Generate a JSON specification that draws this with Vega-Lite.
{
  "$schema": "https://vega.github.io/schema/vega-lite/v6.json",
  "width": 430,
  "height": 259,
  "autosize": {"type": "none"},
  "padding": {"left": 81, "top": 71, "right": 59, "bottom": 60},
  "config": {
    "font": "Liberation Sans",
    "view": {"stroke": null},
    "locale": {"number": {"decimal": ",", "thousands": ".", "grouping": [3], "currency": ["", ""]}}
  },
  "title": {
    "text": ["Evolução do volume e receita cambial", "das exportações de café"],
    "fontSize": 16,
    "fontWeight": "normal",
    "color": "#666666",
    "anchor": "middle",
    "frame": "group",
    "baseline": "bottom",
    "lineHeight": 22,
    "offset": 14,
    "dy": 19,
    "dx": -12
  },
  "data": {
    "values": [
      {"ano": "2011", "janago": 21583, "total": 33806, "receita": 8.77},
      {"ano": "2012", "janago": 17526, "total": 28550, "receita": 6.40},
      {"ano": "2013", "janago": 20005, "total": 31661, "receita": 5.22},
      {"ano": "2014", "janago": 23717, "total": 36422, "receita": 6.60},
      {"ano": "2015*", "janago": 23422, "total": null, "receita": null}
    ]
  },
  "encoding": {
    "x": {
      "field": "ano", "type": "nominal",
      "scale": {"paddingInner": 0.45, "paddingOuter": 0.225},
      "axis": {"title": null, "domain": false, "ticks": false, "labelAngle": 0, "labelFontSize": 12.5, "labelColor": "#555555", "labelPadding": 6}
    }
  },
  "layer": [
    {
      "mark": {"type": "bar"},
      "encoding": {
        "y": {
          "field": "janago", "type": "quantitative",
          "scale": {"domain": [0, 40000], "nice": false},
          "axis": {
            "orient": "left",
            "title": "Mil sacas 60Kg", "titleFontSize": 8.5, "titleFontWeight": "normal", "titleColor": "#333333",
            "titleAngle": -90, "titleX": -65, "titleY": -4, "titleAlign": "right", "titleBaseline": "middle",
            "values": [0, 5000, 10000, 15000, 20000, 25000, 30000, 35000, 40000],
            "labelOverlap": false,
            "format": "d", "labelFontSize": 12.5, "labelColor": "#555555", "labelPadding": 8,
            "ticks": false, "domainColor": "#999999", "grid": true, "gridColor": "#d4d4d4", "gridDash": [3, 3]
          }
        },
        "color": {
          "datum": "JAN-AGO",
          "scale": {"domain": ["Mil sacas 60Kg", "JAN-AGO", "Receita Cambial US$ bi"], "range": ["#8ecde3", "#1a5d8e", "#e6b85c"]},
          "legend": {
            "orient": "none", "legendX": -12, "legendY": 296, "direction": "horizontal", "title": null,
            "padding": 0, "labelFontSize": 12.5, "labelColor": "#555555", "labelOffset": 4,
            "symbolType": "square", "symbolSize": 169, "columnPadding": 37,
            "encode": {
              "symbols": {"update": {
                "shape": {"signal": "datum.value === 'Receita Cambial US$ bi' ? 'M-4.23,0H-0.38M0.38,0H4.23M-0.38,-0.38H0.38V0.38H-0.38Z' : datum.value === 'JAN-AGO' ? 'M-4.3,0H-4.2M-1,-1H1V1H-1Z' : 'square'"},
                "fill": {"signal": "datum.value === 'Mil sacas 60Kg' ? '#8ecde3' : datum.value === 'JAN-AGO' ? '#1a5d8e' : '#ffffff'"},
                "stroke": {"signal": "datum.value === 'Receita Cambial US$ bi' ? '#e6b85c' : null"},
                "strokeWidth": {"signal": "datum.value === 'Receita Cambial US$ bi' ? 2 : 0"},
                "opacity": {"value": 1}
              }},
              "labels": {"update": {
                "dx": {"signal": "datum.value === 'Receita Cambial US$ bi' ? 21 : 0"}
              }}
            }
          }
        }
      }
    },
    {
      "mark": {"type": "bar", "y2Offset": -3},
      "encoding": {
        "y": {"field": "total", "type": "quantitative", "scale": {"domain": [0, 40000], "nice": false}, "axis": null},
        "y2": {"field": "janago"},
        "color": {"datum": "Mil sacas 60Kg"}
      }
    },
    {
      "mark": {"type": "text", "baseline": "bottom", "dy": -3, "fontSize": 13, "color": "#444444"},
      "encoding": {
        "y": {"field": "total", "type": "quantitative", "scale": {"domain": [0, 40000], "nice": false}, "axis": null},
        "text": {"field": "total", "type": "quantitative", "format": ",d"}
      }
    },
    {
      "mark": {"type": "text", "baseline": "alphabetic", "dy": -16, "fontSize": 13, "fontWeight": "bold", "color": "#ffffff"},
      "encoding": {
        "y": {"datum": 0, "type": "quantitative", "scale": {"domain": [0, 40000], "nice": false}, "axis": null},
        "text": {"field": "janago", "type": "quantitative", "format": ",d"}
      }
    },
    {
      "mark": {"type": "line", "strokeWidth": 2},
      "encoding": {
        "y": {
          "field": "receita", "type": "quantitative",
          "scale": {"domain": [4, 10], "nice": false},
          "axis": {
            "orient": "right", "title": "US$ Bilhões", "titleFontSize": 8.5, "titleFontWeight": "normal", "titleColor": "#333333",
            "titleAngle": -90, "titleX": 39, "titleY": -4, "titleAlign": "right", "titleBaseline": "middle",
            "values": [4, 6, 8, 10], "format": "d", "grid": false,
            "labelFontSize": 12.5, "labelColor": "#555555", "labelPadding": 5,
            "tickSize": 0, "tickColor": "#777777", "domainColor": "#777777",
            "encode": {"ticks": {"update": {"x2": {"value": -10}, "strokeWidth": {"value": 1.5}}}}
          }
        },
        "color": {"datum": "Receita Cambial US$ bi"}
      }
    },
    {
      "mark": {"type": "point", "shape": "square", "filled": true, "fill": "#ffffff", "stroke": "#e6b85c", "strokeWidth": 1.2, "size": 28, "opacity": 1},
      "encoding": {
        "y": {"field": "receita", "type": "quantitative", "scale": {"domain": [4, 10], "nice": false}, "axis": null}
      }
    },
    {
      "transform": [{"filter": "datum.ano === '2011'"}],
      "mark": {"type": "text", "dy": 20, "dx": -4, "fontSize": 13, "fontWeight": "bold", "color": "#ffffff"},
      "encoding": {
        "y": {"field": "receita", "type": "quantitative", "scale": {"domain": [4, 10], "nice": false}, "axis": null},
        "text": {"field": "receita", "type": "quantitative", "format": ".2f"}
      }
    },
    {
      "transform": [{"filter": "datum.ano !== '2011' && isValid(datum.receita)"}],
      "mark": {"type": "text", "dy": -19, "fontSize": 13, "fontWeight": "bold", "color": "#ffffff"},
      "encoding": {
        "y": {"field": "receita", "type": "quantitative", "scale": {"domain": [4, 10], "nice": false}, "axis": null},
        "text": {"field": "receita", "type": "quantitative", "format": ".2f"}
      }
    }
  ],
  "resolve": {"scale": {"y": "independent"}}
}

_Set problem_
Reproduce the complete data exactly as presented above.

_Result_
Generate a JSON specification that draws this with Vega-Lite.
{
  "$schema": "https://vega.github.io/schema/vega-lite/v6.json",
  "width": 430,
  "height": 259,
  "autosize": {"type": "none"},
  "padding": {"left": 81, "top": 71, "right": 59, "bottom": 60},
  "config": {
    "font": "Liberation Sans",
    "view": {"stroke": null},
    "locale": {"number": {"decimal": ",", "thousands": ".", "grouping": [3], "currency": ["", ""]}}
  },
  "title": {
    "text": ["Evolução do volume e receita cambial", "das exportações de café"],
    "fontSize": 16,
    "fontWeight": "normal",
    "color": "#666666",
    "anchor": "middle",
    "frame": "group",
    "baseline": "bottom",
    "lineHeight": 22,
    "offset": 14,
    "dy": 19,
    "dx": -12
  },
  "data": {
    "values": [
      {"ano": "2011", "janago": 21583, "total": 33806, "receita": 8.77},
      {"ano": "2012", "janago": 17526, "total": 28550, "receita": 6.40},
      {"ano": "2013", "janago": 20005, "total": 31661, "receita": 5.22},
      {"ano": "2014", "janago": 23717, "total": 36422, "receita": 6.60},
      {"ano": "2015*", "janago": 23422, "total": null, "receita": null}
    ]
  },
  "encoding": {
    "x": {
      "field": "ano", "type": "nominal",
      "scale": {"paddingInner": 0.45, "paddingOuter": 0.225},
      "axis": {"title": null, "domain": false, "ticks": false, "labelAngle": 0, "labelFontSize": 12.5, "labelColor": "#555555", "labelPadding": 6}
    }
  },
  "layer": [
    {
      "mark": {"type": "bar"},
      "encoding": {
        "y": {
          "field": "janago", "type": "quantitative",
          "scale": {"domain": [0, 40000], "nice": false},
          "axis": {
            "orient": "left",
            "title": "Mil sacas 60Kg", "titleFontSize": 8.5, "titleFontWeight": "normal", "titleColor": "#333333",
            "titleAngle": -90, "titleX": -65, "titleY": -4, "titleAlign": "right", "titleBaseline": "middle",
            "values": [0, 5000, 10000, 15000, 20000, 25000, 30000, 35000, 40000],
            "labelOverlap": false,
            "format": "d", "labelFontSize": 12.5, "labelColor": "#555555", "labelPadding": 8,
            "ticks": false, "domainColor": "#999999", "grid": true, "gridColor": "#d4d4d4", "gridDash": [3, 3]
          }
        },
        "color": {
          "datum": "JAN-AGO",
          "scale": {"domain": ["Mil sacas 60Kg", "JAN-AGO", "Receita Cambial US$ bi"], "range": ["#8ecde3", "#1a5d8e", "#e6b85c"]},
          "legend": {
            "orient": "none", "legendX": -12, "legendY": 296, "direction": "horizontal", "title": null,
            "padding": 0, "labelFontSize": 12.5, "labelColor": "#555555", "labelOffset": 4,
            "symbolType": "square", "symbolSize": 169, "columnPadding": 37,
            "encode": {
              "symbols": {"update": {
                "shape": {"signal": "datum.value === 'Receita Cambial US$ bi' ? 'M-4.23,0H-0.38M0.38,0H4.23M-0.38,-0.38H0.38V0.38H-0.38Z' : datum.value === 'JAN-AGO' ? 'M-4.3,0H-4.2M-1,-1H1V1H-1Z' : 'square'"},
                "fill": {"signal": "datum.value === 'Mil sacas 60Kg' ? '#8ecde3' : datum.value === 'JAN-AGO' ? '#1a5d8e' : '#ffffff'"},
                "stroke": {"signal": "datum.value === 'Receita Cambial US$ bi' ? '#e6b85c' : null"},
                "strokeWidth": {"signal": "datum.value === 'Receita Cambial US$ bi' ? 2 : 0"},
                "opacity": {"value": 1}
              }},
              "labels": {"update": {
                "dx": {"signal": "datum.value === 'Receita Cambial US$ bi' ? 21 : 0"}
              }}
            }
          }
        }
      }
    },
    {
      "mark": {"type": "bar", "y2Offset": -3},
      "encoding": {
        "y": {"field": "total", "type": "quantitative", "scale": {"domain": [0, 40000], "nice": false}, "axis": null},
        "y2": {"field": "janago"},
        "color": {"datum": "Mil sacas 60Kg"}
      }
    },
    {
      "mark": {"type": "text", "baseline": "bottom", "dy": -3, "fontSize": 13, "color": "#444444"},
      "encoding": {
        "y": {"field": "total", "type": "quantitative", "scale": {"domain": [0, 40000], "nice": false}, "axis": null},
        "text": {"field": "total", "type": "quantitative", "format": ",d"}
      }
    },
    {
      "mark": {"type": "text", "baseline": "alphabetic", "dy": -16, "fontSize": 13, "fontWeight": "bold", "color": "#ffffff"},
      "encoding": {
        "y": {"datum": 0, "type": "quantitative", "scale": {"domain": [0, 40000], "nice": false}, "axis": null},
        "text": {"field": "janago", "type": "quantitative", "format": ",d"}
      }
    },
    {
      "mark": {"type": "line", "strokeWidth": 2},
      "encoding": {
        "y": {
          "field": "receita", "type": "quantitative",
          "scale": {"domain": [4, 10], "nice": false},
          "axis": {
            "orient": "right", "title": "US$ Bilhões", "titleFontSize": 8.5, "titleFontWeight": "normal", "titleColor": "#333333",
            "titleAngle": -90, "titleX": 39, "titleY": -4, "titleAlign": "right", "titleBaseline": "middle",
            "values": [4, 6, 8, 10], "format": "d", "grid": false,
            "labelFontSize": 12.5, "labelColor": "#555555", "labelPadding": 5,
            "tickSize": 0, "tickColor": "#777777", "domainColor": "#777777",
            "encode": {"ticks": {"update": {"x2": {"value": -10}, "strokeWidth": {"value": 1.5}}}}
          }
        },
        "color": {"datum": "Receita Cambial US$ bi"}
      }
    },
    {
      "mark": {"type": "point", "shape": "square", "filled": true, "fill": "#ffffff", "stroke": "#e6b85c", "strokeWidth": 1.2, "size": 28, "opacity": 1},
      "encoding": {
        "y": {"field": "receita", "type": "quantitative", "scale": {"domain": [4, 10], "nice": false}, "axis": null}
      }
    },
    {
      "transform": [{"filter": "datum.ano === '2011'"}],
      "mark": {"type": "text", "dy": 20, "dx": -4, "fontSize": 13, "fontWeight": "bold", "color": "#ffffff"},
      "encoding": {
        "y": {"field": "receita", "type": "quantitative", "scale": {"domain": [4, 10], "nice": false}, "axis": null},
        "text": {"field": "receita", "type": "quantitative", "format": ".2f"}
      }
    },
    {
      "transform": [{"filter": "datum.ano !== '2011' && isValid(datum.receita)"}],
      "mark": {"type": "text", "dy": -19, "fontSize": 13, "fontWeight": "bold", "color": "#ffffff"},
      "encoding": {
        "y": {"field": "receita", "type": "quantitative", "scale": {"domain": [4, 10], "nice": false}, "axis": null},
        "text": {"field": "receita", "type": "quantitative", "format": ".2f"}
      }
    }
  ],
  "resolve": {"scale": {"y": "independent"}}
}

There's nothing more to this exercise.